[Data extract start]

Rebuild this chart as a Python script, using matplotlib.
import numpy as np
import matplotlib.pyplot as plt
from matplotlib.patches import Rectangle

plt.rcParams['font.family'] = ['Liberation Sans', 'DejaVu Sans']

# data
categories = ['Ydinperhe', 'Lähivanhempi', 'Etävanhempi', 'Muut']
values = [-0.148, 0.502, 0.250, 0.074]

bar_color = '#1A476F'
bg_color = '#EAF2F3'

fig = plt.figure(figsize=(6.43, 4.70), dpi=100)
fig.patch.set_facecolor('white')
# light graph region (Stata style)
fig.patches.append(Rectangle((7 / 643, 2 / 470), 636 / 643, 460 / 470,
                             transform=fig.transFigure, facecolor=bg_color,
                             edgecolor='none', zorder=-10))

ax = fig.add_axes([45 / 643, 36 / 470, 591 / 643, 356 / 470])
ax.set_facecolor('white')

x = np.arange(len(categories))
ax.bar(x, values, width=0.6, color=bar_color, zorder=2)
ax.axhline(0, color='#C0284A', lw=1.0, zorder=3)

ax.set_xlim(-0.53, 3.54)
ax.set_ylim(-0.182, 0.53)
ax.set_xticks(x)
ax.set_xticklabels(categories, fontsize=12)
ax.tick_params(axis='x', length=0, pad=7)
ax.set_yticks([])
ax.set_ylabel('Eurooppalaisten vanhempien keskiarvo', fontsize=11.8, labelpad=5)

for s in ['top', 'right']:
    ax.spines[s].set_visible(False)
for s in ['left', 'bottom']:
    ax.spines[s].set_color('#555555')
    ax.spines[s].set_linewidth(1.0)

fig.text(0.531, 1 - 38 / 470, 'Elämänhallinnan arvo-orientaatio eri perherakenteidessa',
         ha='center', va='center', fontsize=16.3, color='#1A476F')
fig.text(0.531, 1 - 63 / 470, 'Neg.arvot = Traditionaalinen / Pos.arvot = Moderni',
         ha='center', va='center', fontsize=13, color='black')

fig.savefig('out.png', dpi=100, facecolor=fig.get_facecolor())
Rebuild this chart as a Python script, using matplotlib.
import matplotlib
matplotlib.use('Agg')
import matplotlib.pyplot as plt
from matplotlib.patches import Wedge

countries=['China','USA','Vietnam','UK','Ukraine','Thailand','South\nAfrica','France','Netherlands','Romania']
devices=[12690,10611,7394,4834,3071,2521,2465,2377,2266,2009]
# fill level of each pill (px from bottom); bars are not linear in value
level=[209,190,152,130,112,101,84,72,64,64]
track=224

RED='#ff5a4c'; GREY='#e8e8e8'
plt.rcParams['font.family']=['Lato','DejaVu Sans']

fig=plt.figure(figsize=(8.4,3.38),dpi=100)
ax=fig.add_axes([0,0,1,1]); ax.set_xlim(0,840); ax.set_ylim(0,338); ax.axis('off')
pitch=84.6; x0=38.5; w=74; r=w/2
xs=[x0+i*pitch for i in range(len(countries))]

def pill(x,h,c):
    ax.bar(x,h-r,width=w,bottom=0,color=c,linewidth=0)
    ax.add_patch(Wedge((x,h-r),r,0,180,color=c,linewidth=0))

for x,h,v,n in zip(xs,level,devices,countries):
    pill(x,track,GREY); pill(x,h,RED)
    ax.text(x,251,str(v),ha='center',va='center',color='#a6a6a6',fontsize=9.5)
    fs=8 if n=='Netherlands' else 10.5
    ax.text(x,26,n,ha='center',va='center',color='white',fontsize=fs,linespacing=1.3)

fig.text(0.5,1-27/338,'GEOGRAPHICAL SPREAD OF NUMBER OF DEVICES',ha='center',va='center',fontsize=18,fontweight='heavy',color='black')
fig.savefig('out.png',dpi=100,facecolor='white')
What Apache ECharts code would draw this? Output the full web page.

[Data extract end]

*Exercise objective:* From the listing above, copy all lines holding the word "matplotlib".

*Full solution:*
Rebuild this chart as a Python script, using matplotlib.
import matplotlib.pyplot as plt
from matplotlib.patches import Rectangle
Rebuild this chart as a Python script, using matplotlib.
import matplotlib
matplotlib.use('Agg')
import matplotlib.pyplot as plt
from matplotlib.patches import Wedge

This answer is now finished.